** SET TASK **
Without copying any pictures, restate exactly the lines from the start of the records through the line containing "from matplotlib.patches import".

** GIVEN RECORDS **
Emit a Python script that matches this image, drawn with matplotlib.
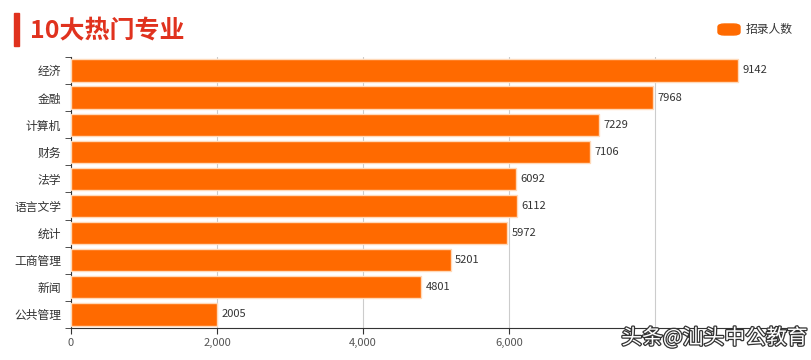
import matplotlib.pyplot as plt
import matplotlib.patheffects as pe
from matplotlib.patches import FancyBboxPatch, Rectangle

plt.rcParams['font.family'] = ['Noto Sans CJK SC', 'DejaVu Sans']

majors = ["经济", "金融", "计算机", "财务", "法学", "语言文学", "统计", "工商管理", "新闻", "公共管理"]
counts = [9142, 7968, 7229, 7106, 6092, 6112, 5972, 5201, 4801, 2005]
xticks = [0, 2000, 4000, 6000, 8000]
xtick_labels = ["0", "2,000", "4,000", "6,000", ""]

bar_color = "#FF6A00"
title_color = "#E0321E"

fig = plt.figure(figsize=(8.12, 3.6), dpi=100)
ax = fig.add_axes([0.0874, 0.089, 0.899, 0.753])

y = list(range(len(majors)))
ax.barh(y, counts, height=0.82, color=bar_color, edgecolor="#FFD9B8", linewidth=1.0, zorder=3)
for yi, v in zip(y, counts):
    ax.text(v + 60, yi, str(v), va="center", ha="left", fontsize=8, color="#333333")

ax.set_ylim(len(majors) - 0.5, -0.5)
ax.set_xlim(0, 10000)
ax.set_yticks(y)
ax.set_yticklabels(majors, fontsize=8.5, color="#333333")
ax.set_yticks([i + 0.5 for i in range(-1, len(majors))], minor=True)
ax.tick_params(axis="y", which="major", length=0, pad=7)
ax.tick_params(axis="y", which="minor", length=4, color="#333333")
ax.set_xticks(xticks)
ax.set_xticklabels(xtick_labels, fontsize=8, color="#555555")
ax.tick_params(axis="x", length=4, color="#333333", pad=3)
ax.grid(axis="x", color="#CCCCCC", linewidth=0.8, zorder=0)

for s in ["top", "right"]:
    ax.spines[s].set_visible(False)
ax.spines["left"].set_color("#333333")
ax.spines["bottom"].set_color("#333333")

# title
fig.patches.append(Rectangle((14 / 812, 1 - 46 / 360), 5 / 812, 33 / 360,
                             transform=fig.transFigure, color=title_color))
fig.text(30 / 812, 1 - 31 / 360, "10大热门专业", fontsize=18, fontweight="bold",
         color=title_color, va="center", ha="left")

# legend
fig.patches.append(FancyBboxPatch((718 / 812, 1 - 35 / 360), 22 / 812, 11 / 360,
                                  boxstyle="round,pad=0,rounding_size=0.008",
                                  transform=fig.transFigure, color=bar_color))
fig.text(746 / 812, 1 - 29 / 360, "招录人数", fontsize=8.5, color="#333333", va="center")

# watermark
fig.text(808 / 812, 1 - 338 / 360, "头条@汕头中公教育", fontsize=15, color="white",
         ha="right", va="center",
         path_effects=[pe.withStroke(linewidth=1.8, foreground="#333333")])

fig.savefig("out.png", dpi=100)
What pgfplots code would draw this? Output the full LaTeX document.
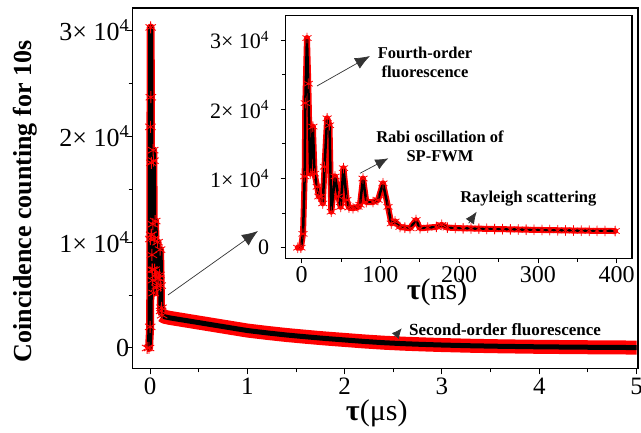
\documentclass[border=0pt]{standalone}
\usepackage{pgfplots}
\usepackage{pgfplotstable}
\pgfplotsset{compat=1.18}
\usepackage{fontspec}
\setmainfont{Liberation Serif}
\usetikzlibrary{arrows.meta}

\pgfplotstableread{
x y
-0.03 0
-0.01 0
0.0017 2000
0.0038 10300
0.0046 20900
0.0067 30300
0.0084 23700
0.0108 10700
0.0142 17500
0.0163 10700
0.0197 8800
0.0218 7400
0.0247 7400
0.0268 6400
0.0290 11700
0.0323 18700
0.0353 17700
0.0376 5200
0.0423 10300
0.0466 7400
0.0530 12000
0.0572 6900
0.0652 5700
0.0715 5900
0.0779 10000
0.0821 6600
0.0905 6600
0.0969 6900
0.1032 9300
0.1096 5900
0.1138 3500
0.1185 3800
0.1248 3100
0.15 2950
0.2 2850
0.3 2700
0.4 2550
0.5 2400
0.6 2250
0.7 2100
0.8 1950
0.9 1800
1.0 1650
1.2 1430
1.4 1230
1.6 1060
1.8 900
2.0 760
2.2 620
2.4 500
2.6 410
2.8 340
3.0 280
3.3 210
3.6 160
4.0 110
4.5 70
5.0 40
}\maindata

\pgfplotstableread{
x y
-5 0
-1 0
1.7 2000
3.8 10300
4.6 20900
6.7 30300
8.4 23700
10.8 10700
14.2 17500
16.3 10700
19.7 8800
21.8 7400
24.7 7400
26.8 6400
29.0 11700
32.3 18700
35.3 17700
37.6 5200
42.3 10300
46.6 7400
49.5 5900
53.0 11500
57.2 6900
60.0 5800
65.2 5700
71.5 5900
74.0 6200
77.9 10000
82.1 6600
90.5 6600
96.9 6900
103.2 9300
109.6 5900
113.8 3500
118.5 3800
124.8 3000
131 2900
137.5 2800
145.1 4000
150.2 2800
160 2900
171 3000
177.8 3300
185 2900
195 2850
205 2800
215 2780
225 2750
235 2720
245 2700
255 2680
265 2650
275 2630
285 2600
295 2580
305 2560
315 2540
325 2520
335 2500
345 2480
355 2460
365 2450
375 2430
385 2420
398 2410
}\insetdata

\begin{document}
\begin{tikzpicture}
\useasboundingbox (-132.7pt,-64.7pt) rectangle (508.3pt,368.3pt);
\begin{axis}[
  at={(0pt,0pt)}, anchor=south west, scale only axis,
  width=505.3pt, height=360.3pt,
  xmin=-0.178, xmax=5.014, ymin=-1919, ymax=32136,
  xtick={0,1,2,3,4,5}, minor x tick num=1,
  ytick={0,10000,20000,30000}, minor y tick num=1,
  yticklabels={0,1×\ 10\textsuperscript{4},2×\ 10\textsuperscript{4},3×\ 10\textsuperscript{4}},
  scaled y ticks=false, scaled x ticks=false,
  tick align=outside, xtick pos=left, ytick pos=left,
  major tick length=6pt, minor tick length=4pt,
  axis line style={line width=1.3pt},
  every tick/.style={black, line width=1pt},
  tick label style={font=\fontsize{25}{25}\selectfont},
  yticklabel style={font=\fontsize{26}{26}\selectfont, xshift=6pt},
  /pgf/number format/assume math mode=true,
  xlabel={\textbf{τ}(μs)},
  xlabel style={font=\fontsize{30}{30}\selectfont, at={(axis description cs:0.483,-0.125)}, anchor=center},
  ylabel={\textbf{Coincidence counting for 10s}},
  ylabel style={font=\fontsize{26}{26}\selectfont, at={(axis description cs:-0.213,0.463)}, anchor=center, rotate=0},
]
\addplot[red, line width=8pt, line join=round, mark=asterisk, mark size=6pt, mark options={line width=0.9pt}, restrict x to domain=-1:0.125] table[x=x,y=y] {\maindata};
\addplot[red, line width=14pt, line join=round, restrict x to domain=0.12:6] table[x=x,y=y] {\maindata};
\addplot[black, line width=5pt, line join=round] table[x=x,y=y] {\maindata};
\end{axis}

\begin{axis}[
  at={(153pt,110pt)}, anchor=south west, scale only axis,
  width=346.3pt, height=242.8pt,
  axis background/.style={fill=white},
  xmin=-20.3, xmax=419.4, ymin=-1532, ymax=33555,
  xtick={0,100,200,300,400}, minor x tick num=1,
  ytick={0,10000,20000,30000}, minor y tick num=1,
  yticklabels={0,1×\ 10\textsuperscript{4},2×\ 10\textsuperscript{4},3×\ 10\textsuperscript{4}},
  scaled y ticks=false, scaled x ticks=false,
  tick align=outside, xtick pos=left, ytick pos=left,
  major tick length=5pt, minor tick length=3.5pt,
  axis line style={line width=1.1pt},
  every tick/.style={black, line width=0.9pt},
  tick label style={font=\fontsize{24}{24}\selectfont},
  yticklabel style={font=\fontsize{22}{22}\selectfont, xshift=-8pt},
  /pgf/number format/assume math mode=true,
  xlabel={\textbf{τ}(ns)},
  xlabel style={font=\fontsize{30}{30}\selectfont, at={(axis description cs:0.437,-0.14)}, anchor=center},
]
\addplot[red, line width=6pt, line join=round, line cap=round, mark=asterisk, mark size=5pt, mark options={line width=0.8pt}] table[x=x,y=y] {\insetdata};
\addplot[black, line width=2.5pt, line join=round] table[x=x,y=y] {\insetdata};
\end{axis}

\draw[-{Latex[length=16pt,width=13pt]}, line width=0.7pt, black!80] (35.3pt,73.3pt) -- (125.3pt,137.3pt);
\draw[-{Latex[length=15pt,width=12pt]}, line width=0.7pt, black!80] (184.3pt,282.3pt) -- (237.3pt,312.3pt);
\draw[-{Latex[length=13pt,width=11pt]}, line width=0.7pt, black!80] (227.3pt,195pt) -- (255.6pt,210pt);
\draw[-{Latex[length=12pt,width=10pt]}, line width=0.7pt, black!80] (336pt,145pt) -- (344pt,156.6pt);
\draw[-{Latex[length=10pt,width=9pt]}, line width=0.7pt, black!80] (262pt,31.5pt) -- (269pt,40pt);

\node[font=\fontsize{16.5}{19}\selectfont\bfseries, align=center] at (292.3pt,305.8pt) {Fourth-order\\fluorescence};
\node[font=\fontsize{16.5}{19}\selectfont\bfseries, align=center] at (307.3pt,222pt) {Rabi oscillation of\\SP-FWM};
\node[font=\fontsize{16.5}{19}\selectfont\bfseries] at (395.6pt,170pt) {Rayleigh scattering};
\node[font=\fontsize{17}{19}\selectfont\bfseries] at (372.3pt,38.3pt) {Second-order fluorescence};
\end{tikzpicture}
\end{document}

** THE RESPONSE **
Emit a Python script that matches this image, drawn with matplotlib.
import matplotlib.pyplot as plt
import matplotlib.patheffects as pe
from matplotlib.patches import FancyBboxPatch, Rectangle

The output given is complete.